Showing robots adversarial behavior may be the key to improving their performance, according to a study conducted by the University of Southern California. While a generative adversarial network (GAN), where two neural networks compete in a game, has been demonstrated, this is the first time adversarial human users have been used in a learning effort.
The report was presented at the International Conference on Intelligent Robots and Systems, describing the experiment in which reinforcement learning was used to train robotic systems to create a general purpose system. For most robots, a huge amount of training data is necessary in order to manipulate objects in a human-like way.
A line of research that has been successful in overcoming this problem is having a “human in the loop”, in which a human provides feedback to the system in regards to its abilities. Most algorithms have assumed a cooperating human assistant, but by acting against the system the robot may be more inclined to develop robustness towards real world complexities.
The experiment that was conducted involved a robot attempting to grasp an object in a computer simulation. The human observer observes the simulated grasp and attempts to snatch the object away from the robot if the grasp is successful. This helps the robot discern weak and firm grasps, a crazy idea from the researchers that managed to work. The system trained with the adversary rejected unstable grasps, quickly learning robust grasps for different objects.
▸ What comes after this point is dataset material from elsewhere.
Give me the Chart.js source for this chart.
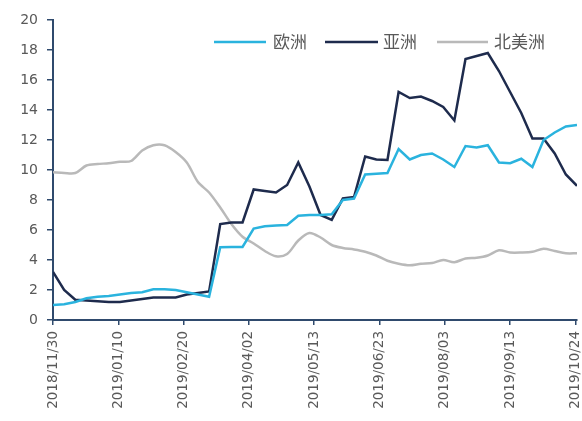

Experiments like these can test the assumptions made in the learning task for robotic applications, leading to better stress-tested systems more inclined to work in real-world situations. Take a look at the interview in the video below the break.
[Thanks Qes for the tip!]
This may explain why the robots of the future want to destroy all human life… I for one welcome our new robot overlords.
‘Will they?
I haven’t been in the future yet and predictions have mostly been wrong … still waiting for my flying car …
Hmmm …. reminds me of something. :D
https://www.youtube.com/watch?v=y3RIHnK0_NE
Seems very obvious and straight forward to me, eventhough it’s always nice to see it work in practice.
Every software developer will test a system for corner cases and potentially unmodeled situations to see how robust a system is.
First you give an ideally short description of a generic solution, then you try to break it. The only difference is that a learning system will use that negative information directly, and a developer will have to revise the model manually.
The key is very likely on the timing of negative feedback, and the right choice of what kind to give.
Permanent negative feedback will prevent the system from learning, because the “negative noise” will drown out any positive signal. In other words: you need a smart teacher, not tough love.
Right, Yolandi had the right idea, Ninja not so much.